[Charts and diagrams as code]
= = = = = = =

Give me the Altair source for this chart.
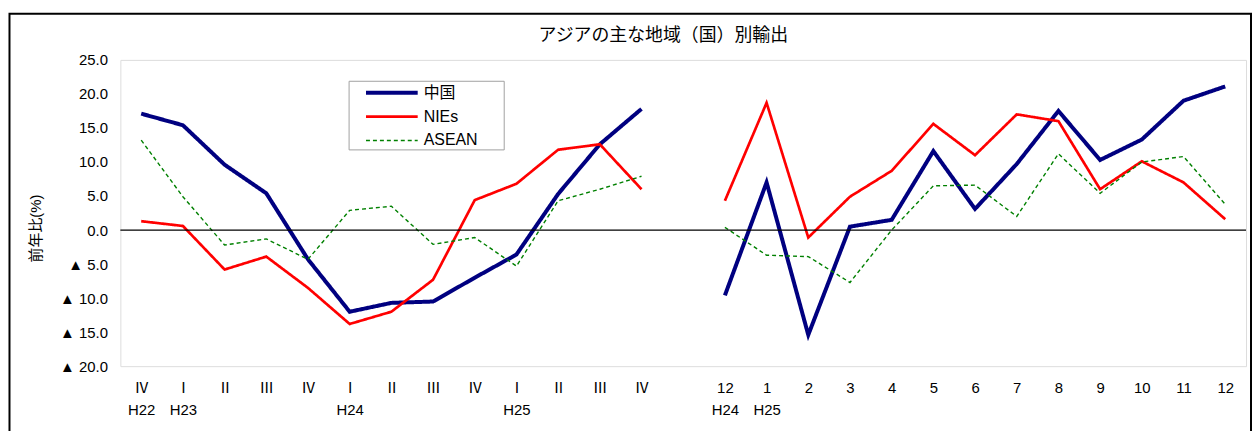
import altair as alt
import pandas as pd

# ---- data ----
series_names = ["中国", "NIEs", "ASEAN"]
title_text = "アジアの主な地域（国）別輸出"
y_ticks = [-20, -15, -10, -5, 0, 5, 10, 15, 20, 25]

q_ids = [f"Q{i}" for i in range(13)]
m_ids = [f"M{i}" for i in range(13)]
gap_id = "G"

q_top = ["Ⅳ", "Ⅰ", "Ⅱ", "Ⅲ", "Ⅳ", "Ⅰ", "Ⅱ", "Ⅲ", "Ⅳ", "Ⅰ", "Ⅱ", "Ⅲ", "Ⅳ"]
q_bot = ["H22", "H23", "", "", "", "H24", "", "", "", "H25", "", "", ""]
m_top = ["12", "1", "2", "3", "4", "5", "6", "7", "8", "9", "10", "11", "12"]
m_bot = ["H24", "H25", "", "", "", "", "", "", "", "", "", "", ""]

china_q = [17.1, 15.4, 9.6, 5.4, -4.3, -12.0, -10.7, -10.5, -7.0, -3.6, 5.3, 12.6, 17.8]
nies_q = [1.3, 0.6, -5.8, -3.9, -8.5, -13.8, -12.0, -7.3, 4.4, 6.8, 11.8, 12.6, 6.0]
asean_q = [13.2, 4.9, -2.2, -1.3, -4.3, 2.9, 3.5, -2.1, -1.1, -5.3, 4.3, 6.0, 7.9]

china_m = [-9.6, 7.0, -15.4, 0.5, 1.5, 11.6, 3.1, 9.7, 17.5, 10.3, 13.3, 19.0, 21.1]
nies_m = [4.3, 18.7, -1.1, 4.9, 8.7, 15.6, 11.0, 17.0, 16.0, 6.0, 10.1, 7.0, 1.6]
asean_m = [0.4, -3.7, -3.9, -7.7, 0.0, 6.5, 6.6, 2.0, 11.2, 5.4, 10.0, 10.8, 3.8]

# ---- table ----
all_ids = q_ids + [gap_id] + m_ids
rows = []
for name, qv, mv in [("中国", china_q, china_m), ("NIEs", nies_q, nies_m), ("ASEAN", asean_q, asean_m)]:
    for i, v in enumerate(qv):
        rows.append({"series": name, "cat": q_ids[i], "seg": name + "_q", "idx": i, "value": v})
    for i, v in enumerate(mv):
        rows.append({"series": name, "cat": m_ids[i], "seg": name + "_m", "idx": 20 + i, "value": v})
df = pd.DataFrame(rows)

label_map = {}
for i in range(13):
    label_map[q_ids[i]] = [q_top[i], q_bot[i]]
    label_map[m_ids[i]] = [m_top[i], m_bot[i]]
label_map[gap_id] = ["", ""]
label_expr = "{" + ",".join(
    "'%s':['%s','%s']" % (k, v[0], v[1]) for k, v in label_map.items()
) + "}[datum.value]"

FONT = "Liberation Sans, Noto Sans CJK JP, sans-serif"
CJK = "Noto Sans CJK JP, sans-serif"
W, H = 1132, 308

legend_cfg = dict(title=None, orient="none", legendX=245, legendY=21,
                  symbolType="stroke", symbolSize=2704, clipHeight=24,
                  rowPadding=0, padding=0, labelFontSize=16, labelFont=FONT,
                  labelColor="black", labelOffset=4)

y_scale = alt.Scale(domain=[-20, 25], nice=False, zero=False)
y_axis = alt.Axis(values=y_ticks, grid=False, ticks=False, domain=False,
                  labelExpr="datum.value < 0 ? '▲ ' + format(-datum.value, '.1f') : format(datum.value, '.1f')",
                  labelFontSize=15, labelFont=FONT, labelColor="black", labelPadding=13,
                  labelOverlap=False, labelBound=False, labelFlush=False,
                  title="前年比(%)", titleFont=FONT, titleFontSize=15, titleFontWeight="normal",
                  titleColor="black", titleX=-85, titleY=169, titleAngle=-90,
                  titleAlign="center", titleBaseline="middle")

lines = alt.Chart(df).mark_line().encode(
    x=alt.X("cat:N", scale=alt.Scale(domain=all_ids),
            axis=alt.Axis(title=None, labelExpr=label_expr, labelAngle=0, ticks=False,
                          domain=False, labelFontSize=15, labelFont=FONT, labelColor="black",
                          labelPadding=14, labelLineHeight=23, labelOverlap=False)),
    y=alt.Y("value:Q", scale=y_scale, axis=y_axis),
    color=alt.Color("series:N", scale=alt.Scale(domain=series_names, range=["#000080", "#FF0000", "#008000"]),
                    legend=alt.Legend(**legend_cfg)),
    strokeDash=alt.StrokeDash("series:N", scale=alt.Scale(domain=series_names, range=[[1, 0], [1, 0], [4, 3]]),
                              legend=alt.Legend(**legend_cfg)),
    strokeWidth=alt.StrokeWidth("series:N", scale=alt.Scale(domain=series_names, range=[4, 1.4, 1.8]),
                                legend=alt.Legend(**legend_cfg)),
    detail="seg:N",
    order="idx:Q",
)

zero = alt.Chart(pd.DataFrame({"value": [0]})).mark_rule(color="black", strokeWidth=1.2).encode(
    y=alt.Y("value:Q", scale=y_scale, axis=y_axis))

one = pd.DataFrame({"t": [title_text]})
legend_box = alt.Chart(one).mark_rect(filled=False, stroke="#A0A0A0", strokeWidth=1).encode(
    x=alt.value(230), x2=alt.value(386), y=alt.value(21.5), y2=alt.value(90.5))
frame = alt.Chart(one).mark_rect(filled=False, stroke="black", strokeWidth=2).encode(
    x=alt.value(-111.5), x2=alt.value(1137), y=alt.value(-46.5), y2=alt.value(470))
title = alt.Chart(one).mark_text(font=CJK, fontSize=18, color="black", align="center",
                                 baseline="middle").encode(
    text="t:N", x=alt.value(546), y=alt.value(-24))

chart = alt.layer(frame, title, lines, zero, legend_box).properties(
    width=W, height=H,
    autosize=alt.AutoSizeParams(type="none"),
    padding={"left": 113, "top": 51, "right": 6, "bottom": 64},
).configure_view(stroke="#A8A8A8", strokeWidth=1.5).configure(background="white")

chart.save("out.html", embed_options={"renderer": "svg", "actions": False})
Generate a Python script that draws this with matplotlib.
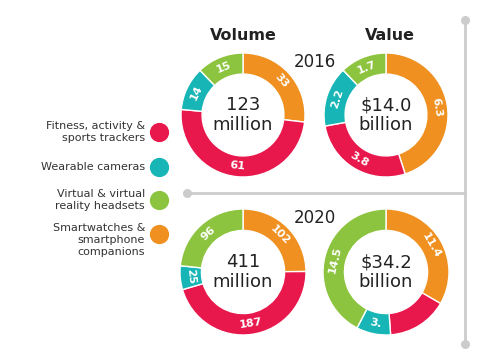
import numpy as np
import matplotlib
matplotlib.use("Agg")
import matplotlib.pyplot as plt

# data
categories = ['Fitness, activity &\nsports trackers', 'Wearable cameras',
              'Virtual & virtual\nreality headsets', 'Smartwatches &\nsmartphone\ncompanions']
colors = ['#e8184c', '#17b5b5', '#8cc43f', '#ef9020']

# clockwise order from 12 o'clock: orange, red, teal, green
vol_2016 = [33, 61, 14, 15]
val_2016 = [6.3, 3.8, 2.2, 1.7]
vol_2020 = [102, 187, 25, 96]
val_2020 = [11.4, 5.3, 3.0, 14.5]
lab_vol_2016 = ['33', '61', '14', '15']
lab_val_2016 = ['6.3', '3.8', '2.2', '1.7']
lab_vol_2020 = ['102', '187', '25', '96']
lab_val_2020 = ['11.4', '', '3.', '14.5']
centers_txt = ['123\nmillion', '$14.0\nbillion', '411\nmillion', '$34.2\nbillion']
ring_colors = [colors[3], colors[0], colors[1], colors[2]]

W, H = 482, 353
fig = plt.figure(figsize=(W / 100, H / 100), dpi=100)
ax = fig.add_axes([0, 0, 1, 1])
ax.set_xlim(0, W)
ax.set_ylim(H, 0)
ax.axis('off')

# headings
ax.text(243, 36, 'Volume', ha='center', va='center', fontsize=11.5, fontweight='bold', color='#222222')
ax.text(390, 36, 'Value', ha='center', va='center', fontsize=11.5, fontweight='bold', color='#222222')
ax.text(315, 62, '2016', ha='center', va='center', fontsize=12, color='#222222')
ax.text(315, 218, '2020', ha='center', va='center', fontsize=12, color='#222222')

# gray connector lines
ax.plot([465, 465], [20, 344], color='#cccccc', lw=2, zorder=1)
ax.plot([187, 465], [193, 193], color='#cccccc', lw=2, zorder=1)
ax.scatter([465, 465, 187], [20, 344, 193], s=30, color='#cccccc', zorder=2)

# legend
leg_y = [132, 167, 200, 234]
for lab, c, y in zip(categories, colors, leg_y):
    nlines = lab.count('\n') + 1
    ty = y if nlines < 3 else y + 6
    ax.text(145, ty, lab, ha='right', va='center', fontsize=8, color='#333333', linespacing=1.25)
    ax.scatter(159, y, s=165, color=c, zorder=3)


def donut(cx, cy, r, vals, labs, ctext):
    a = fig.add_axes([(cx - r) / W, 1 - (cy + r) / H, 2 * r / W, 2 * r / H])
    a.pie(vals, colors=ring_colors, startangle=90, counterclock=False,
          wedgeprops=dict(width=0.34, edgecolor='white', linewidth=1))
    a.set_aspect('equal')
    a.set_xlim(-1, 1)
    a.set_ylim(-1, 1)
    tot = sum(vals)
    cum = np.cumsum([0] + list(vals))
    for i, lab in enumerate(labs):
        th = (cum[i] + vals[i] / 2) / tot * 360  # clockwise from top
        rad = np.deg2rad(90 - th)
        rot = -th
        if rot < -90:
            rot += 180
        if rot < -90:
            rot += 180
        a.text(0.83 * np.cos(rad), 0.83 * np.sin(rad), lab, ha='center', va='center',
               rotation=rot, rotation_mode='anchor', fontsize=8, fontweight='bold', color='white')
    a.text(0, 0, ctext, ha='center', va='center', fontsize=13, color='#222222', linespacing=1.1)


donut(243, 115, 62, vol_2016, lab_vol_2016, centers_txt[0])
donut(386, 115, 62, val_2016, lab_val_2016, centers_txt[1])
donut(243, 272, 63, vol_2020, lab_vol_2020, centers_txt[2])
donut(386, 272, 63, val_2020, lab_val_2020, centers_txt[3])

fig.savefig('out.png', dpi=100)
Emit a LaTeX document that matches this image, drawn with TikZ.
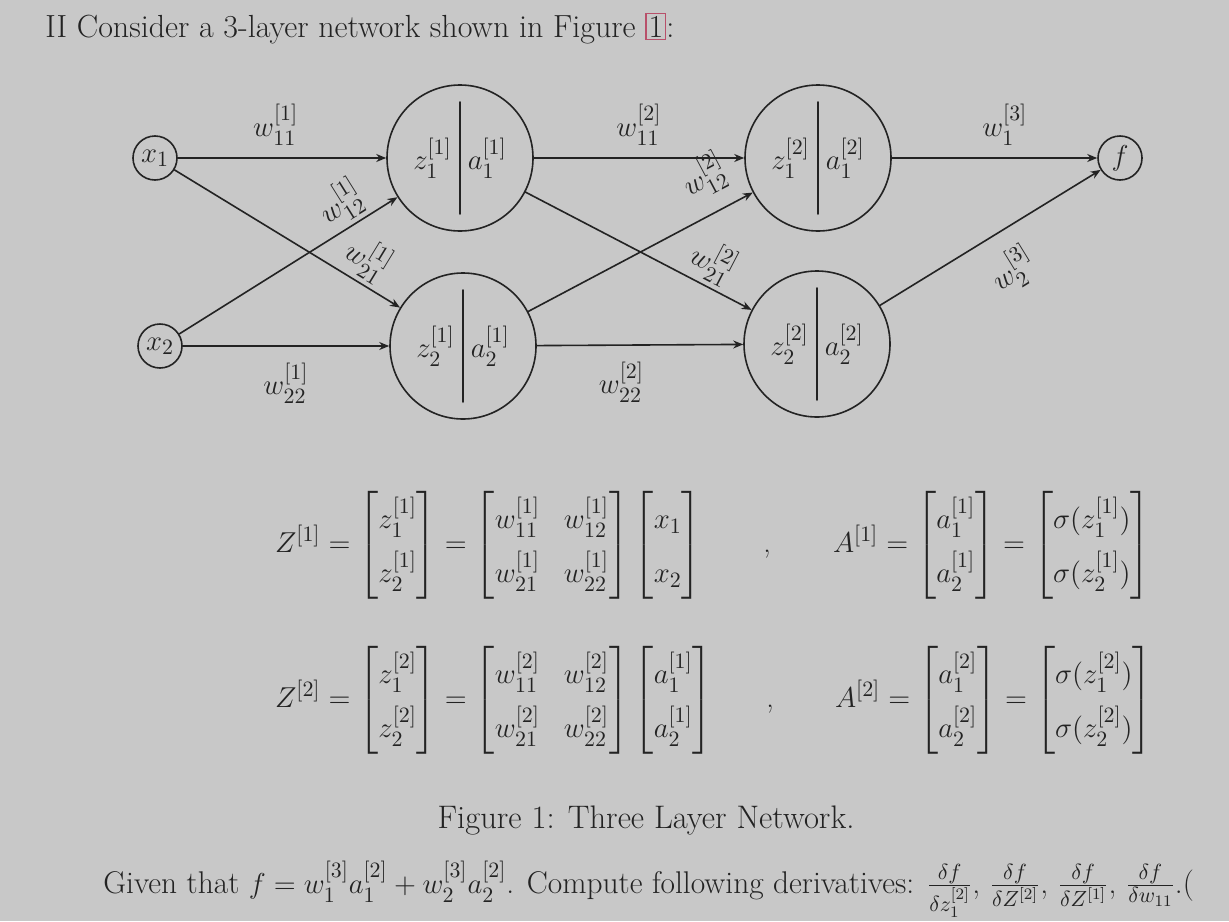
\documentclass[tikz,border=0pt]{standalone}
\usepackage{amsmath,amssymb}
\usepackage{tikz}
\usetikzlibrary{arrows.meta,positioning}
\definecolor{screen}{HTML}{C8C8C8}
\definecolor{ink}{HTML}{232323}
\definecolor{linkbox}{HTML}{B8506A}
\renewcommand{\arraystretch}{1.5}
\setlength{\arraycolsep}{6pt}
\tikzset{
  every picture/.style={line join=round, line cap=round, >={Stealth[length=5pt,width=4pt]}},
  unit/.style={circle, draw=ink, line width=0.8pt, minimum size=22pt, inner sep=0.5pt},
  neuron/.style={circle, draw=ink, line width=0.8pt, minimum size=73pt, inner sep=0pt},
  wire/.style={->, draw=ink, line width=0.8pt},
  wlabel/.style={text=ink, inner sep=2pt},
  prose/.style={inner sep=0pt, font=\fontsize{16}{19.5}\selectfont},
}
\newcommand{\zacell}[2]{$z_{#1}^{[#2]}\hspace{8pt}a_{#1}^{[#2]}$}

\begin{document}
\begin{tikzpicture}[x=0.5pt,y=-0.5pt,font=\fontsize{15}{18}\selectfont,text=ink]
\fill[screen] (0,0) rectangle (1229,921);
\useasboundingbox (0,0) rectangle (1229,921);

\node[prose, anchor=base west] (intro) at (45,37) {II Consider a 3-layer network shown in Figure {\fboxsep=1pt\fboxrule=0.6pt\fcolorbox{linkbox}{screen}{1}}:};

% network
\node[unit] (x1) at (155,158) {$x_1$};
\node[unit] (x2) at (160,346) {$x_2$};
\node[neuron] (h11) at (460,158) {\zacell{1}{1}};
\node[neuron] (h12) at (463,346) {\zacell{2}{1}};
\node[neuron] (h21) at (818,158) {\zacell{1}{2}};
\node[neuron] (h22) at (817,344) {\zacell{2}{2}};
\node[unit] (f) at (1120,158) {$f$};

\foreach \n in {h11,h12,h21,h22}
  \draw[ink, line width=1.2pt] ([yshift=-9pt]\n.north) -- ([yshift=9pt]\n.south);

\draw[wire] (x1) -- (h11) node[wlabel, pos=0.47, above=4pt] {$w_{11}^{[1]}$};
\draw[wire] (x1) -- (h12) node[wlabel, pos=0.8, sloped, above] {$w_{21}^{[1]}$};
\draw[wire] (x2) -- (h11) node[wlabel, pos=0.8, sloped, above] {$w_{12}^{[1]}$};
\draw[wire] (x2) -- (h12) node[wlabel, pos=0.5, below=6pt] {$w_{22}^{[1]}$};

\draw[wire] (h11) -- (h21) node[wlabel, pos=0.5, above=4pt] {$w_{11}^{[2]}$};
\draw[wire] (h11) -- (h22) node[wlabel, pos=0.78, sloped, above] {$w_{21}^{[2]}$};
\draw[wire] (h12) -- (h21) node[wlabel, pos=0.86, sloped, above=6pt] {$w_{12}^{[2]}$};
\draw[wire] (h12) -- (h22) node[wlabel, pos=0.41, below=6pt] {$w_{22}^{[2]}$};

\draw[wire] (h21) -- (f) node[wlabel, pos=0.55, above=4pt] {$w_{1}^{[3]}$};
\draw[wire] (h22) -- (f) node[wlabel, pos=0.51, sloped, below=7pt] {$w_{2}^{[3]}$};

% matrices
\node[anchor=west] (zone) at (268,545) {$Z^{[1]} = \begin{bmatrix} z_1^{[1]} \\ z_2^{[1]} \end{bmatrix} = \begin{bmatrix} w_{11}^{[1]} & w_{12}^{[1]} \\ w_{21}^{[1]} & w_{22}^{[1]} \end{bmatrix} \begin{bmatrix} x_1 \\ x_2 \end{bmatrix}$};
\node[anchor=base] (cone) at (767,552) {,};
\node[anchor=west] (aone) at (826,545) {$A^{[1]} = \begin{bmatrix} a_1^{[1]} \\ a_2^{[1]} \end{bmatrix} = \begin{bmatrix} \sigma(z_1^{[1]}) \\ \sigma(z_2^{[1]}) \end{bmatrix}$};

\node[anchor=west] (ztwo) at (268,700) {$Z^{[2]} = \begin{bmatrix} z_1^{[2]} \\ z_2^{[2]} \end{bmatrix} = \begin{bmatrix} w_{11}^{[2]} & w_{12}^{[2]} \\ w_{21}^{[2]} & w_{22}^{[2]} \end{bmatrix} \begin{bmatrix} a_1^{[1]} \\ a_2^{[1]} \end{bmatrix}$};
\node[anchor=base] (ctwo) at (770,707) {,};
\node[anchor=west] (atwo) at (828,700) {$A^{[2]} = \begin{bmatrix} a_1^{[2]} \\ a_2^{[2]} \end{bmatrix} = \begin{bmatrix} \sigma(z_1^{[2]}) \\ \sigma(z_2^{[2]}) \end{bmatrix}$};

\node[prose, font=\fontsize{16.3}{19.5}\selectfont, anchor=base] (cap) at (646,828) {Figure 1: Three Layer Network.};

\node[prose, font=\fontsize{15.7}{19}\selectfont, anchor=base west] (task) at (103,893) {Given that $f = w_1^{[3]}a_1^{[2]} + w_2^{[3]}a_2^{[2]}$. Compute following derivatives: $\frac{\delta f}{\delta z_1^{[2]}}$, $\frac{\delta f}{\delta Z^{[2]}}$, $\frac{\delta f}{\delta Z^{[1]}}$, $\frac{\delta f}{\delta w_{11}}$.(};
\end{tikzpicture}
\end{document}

= = = = = = =

GIVEN REQUEST
Pictures stay out: repeat exactly only the lines from the one with "Generate a Python" through the one with "colors = ['#e8184c', '#17b5b5', '#8cc43f', '#ef9020']".

COMPLETED EXERCISE
Generate a Python script that draws this with matplotlib.
import numpy as np
import matplotlib
matplotlib.use("Agg")
import matplotlib.pyplot as plt

# data
categories = ['Fitness, activity &\nsports trackers', 'Wearable cameras',
              'Virtual & virtual\nreality headsets', 'Smartwatches &\nsmartphone\ncompanions']
colors = ['#e8184c', '#17b5b5', '#8cc43f', '#ef9020']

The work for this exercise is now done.